From: Arjan de Vet <Arjan.deVet@dont-contact.us>
Date: Thu, 2 Jan 1997 21:47:25 +0100 (MET)

In article <199701021742.SAA27886@moebius.space.net> you write:

>1) make the ACL module a seperate process.
> Why? We are a ISP in Germany. We primarily provide the squid service
> to our customers. Unfortunately our class C networks are not
> contiguous, so we had a rather long ACL list. We noticed that this
> had caused some significant performance degredations (as squid has
> to check the ACL list on every connection it receives). I have played
> with the order of the ACLs and moved the most frequently used to the
> top of the list. This made things a bit faster. But finally we

Some time ago I contributed some code which already does this and has been
included since squid-1.1.beta5: an IP address for which a successful lookup
was done is moved to the front of the list. Are you sure that this was
really causing the performance problem? I'm using an accesslist of 1200+ IP
addresses and networks without any problems.

> decided to ignore the "holes" in the list and open quasi class B
> nets. This reduced the list from more thn 100 entries to about 20 and
> made squid faster again.

What kind of machine is this? What version of Squid did you use?
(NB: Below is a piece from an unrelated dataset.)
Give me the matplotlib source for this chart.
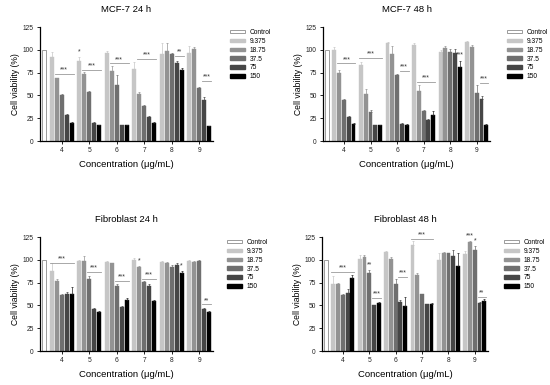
import numpy as np
import matplotlib
matplotlib.use("Agg")
import matplotlib.pyplot as plt
from matplotlib.patches import Patch

plt.rcParams['font.family'] = ['Liberation Sans', 'DejaVu Sans']

# ---------------- data ----------------
groups = ['4', '5', '6', '7', '8', '9']
doses = ['9.375', '18.75', '37.5', '75', '150']
control_value = 100

titles = ['MCF-7 24 h', 'MCF-7 48 h', 'Fibroblast 24 h', 'Fibroblast 48 h']

mcf7_24_mean = [[92, 69, 50, 29, 20],
                [88, 74, 54, 20, 17],
                [97, 77, 61, 17, 17],
                [79, 52, 38, 26, 20],
                [95, 99, 95, 86, 78],
                [96, 101, 58, 45, 16]]
mcf7_24_err = [[6, 0.5, 1, 0.5, 0.5],
               [4, 2, 1, 1, 0.5],
               [2, 5, 11, 1, 0.5],
               [8, 2, 2, 1, 1],
               [12, 8, 2, 2, 2],
               [8, 2, 1, 3, 0.5]]

mcf7_48_mean = [[100, 75, 45, 26, 19],
                [83, 52, 32, 17, 17],
                [108, 95, 72, 19, 18],
                [105, 55, 33, 23, 29],
                [98, 102, 98, 97, 81],
                [109, 103, 53, 46, 18]]
mcf7_48_err = [[3, 3, 1, 1, 1],
               [4, 5, 2, 0.5, 0.5],
               [1, 9, 1, 1, 1],
               [2, 6, 1, 1, 4],
               [2, 2, 3, 4, 7],
               [1, 2, 8, 3, 0.5]]

fib_24_mean = [[88, 77, 61, 63, 62],
               [99, 99, 79, 46, 43],
               [98, 96, 71, 48, 56],
               [100, 92, 76, 71, 55],
               [98, 97, 92, 94, 86],
               [99, 98, 99, 46, 43]]
fib_24_err = [[8, 2, 1, 2, 8],
              [1, 5, 3, 1, 0.5],
              [1, 1, 2, 1, 2],
              [2, 1, 1, 2, 1],
              [1, 1, 2, 2, 2],
              [0.5, 1, 0.5, 1, 1]]

fib_48_mean = [[74, 73, 61, 64, 80],
               [101, 103, 85, 50, 53],
               [109, 101, 74, 54, 49],
               [116, 83, 62, 51, 51],
               [100, 108, 107, 104, 93],
               [106, 119, 111, 53, 55]]
fib_48_err = [[8, 2, 1, 4, 3],
              [4, 2, 4, 0.5, 0.5],
              [0.5, 2, 5, 2, 10],
              [5, 3, 1, 1, 2],
              [7, 1, 1, 7, 15],
              [4, 2, 4, 0.5, 2]]

# significance: (group index, first dose, last dose, y, label)
mcf7_24_sig = [(0, 1, 4, 74, '***'), (1, 1, 4, 78, '***'), (2, 1, 4, 85, '***'),
               (3, 1, 4, 90, '***'), (4, 3, 4, 93, '**'), (5, 3, 4, 66, '***'),
               (1, 0, 0, 93, '*')]
mcf7_48_sig = [(0, 1, 4, 85, '***'), (1, 0, 4, 91, '***'), (2, 3, 4, 77, '***'),
               (3, 1, 4, 65, '***'), (4, 4, 4, 90, '***'), (5, 3, 4, 64, '***')]
fib_24_sig = [(0, 0, 4, 97, '***'), (1, 2, 4, 87, '***'), (2, 2, 4, 77, '***'),
              (3, 2, 4, 79, '***'), (3, 1, 1, 94, '*'), (4, 4, 4, 89, '*'),
              (5, 3, 4, 51, '**')]
fib_48_sig = [(0, 0, 4, 87, '***'), (1, 2, 2, 90, '**'), (1, 3, 4, 58, '***'),
              (2, 3, 4, 81, '***'), (3, 0, 4, 123, '***'), (5, 1, 1, 122, '***'),
              (5, 2, 2, 116, '*'), (5, 3, 4, 59, '**')]

panels = [(mcf7_24_mean, mcf7_24_err, mcf7_24_sig),
          (mcf7_48_mean, mcf7_48_err, mcf7_48_sig),
          (fib_24_mean, fib_24_err, fib_24_sig),
          (fib_48_mean, fib_48_err, fib_48_sig)]

# ---------------- style / layout ----------------
W, H = 550, 385
fig = plt.figure(figsize=(W / 100, H / 100), dpi=100)

# axes boxes in pixels: left, right, top, bottom
boxes = [(40, 213, 27, 141), (323, 490, 27, 141),
         (40, 213, 237, 351), (322, 488, 237, 351)]
legend_anchor = [(230, 29), (507, 29), (227, 239), (504, 239)]

colors = ['#c6c6c6', '#939393', '#6f6f6f', '#464646', '#000000']
ctrl_face, ctrl_edge = '#ffffff', '#8c8c8c'
step = 0.18
width = 0.145
ctrl_x = 0.35
xg = np.arange(1, len(groups) + 1)

for p, ((mean, err, sig), box, title, la) in enumerate(zip(panels, boxes, titles, legend_anchor)):
    l, r, t, b = box
    ax = fig.add_axes([l / W, 1 - b / H, (r - l) / W, (b - t) / H])
    mean = np.array(mean, dtype=float)
    err = np.array(err, dtype=float)

    ax.bar(ctrl_x, control_value, width, color=ctrl_face, edgecolor=ctrl_edge,
           linewidth=0.6, zorder=2)
    for d in range(len(doses)):
        xs = xg + (d - 2) * step
        ax.bar(xs, mean[:, d], width, color=colors[d], edgecolor=colors[d],
               linewidth=0.3, zorder=2)
        ax.errorbar(xs, mean[:, d], yerr=[np.zeros(len(groups)), err[:, d]],
                    fmt='none', ecolor=colors[d] if d < 4 else '#222222',
                    elinewidth=0.5, capsize=1.0, capthick=0.5, zorder=3)

    for g, d0, d1, y, lab in sig:
        x0 = xg[g] + (d0 - 2) * step
        x1 = xg[g] + (d1 - 2) * step
        if d1 > d0:
            ax.plot([x0 - width / 2, x1 + width / 2], [y, y], color='#9a9a9a',
                    lw=0.6, zorder=4)
        ax.text((x0 + x1) / 2, y + 0.5, lab, ha='center', va='bottom',
                fontsize=5, color='#333333', zorder=4)

    ax.set_xlim(0.21, 6.5)
    ax.set_ylim(0, 125)
    ax.set_yticks([0, 25, 50, 75, 100, 125])
    ax.set_xticks(xg)
    ax.set_xticklabels(groups)
    ax.tick_params(axis='both', labelsize=4.8, length=2.5, width=0.7, pad=2,
                   colors='#222222')
    for s in ['top', 'right']:
        ax.spines[s].set_visible(False)
    for s in ['left', 'bottom']:
        ax.spines[s].set_linewidth(0.9)
    ax.set_title(title, fontsize=6.8, pad=11)
    ax.set_xlabel('Concentration (\u03bcg/mL)', fontsize=6.8, labelpad=4)
    ax.set_ylabel('Cell viability (%)', fontsize=6.2, labelpad=2)

    handles = [Patch(facecolor=ctrl_face, edgecolor=ctrl_edge, linewidth=0.6)]
    handles += [Patch(facecolor=c, edgecolor=c) for c in colors]
    ax.legend(handles, ['Control'] + doses, loc='upper left',
              bbox_to_anchor=(la[0] / W, 1 - la[1] / H),
              bbox_transform=fig.transFigure, frameon=False, fontsize=4.8,
              handlelength=2.2, handleheight=0.45, handletextpad=0.7,
              labelspacing=0.28, borderaxespad=0, borderpad=0)

fig.savefig('out.png', dpi=100)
> My idea was to make a seperate module like dnsserver and put all the
> ACL stuff there.

This will give extra communications overhead and it's better to keep it in
one process so that we can use historic information (that's what my patch
does and it only works so nice because squid is a single process daemon).

I also posted on this mailing list an experimental patch which used
balanced binary trees to store these access lists. This gives much better
and guaranteed logarithmic search performance. Let's see if I can find
time to make a new version which could be included in squid-1.2.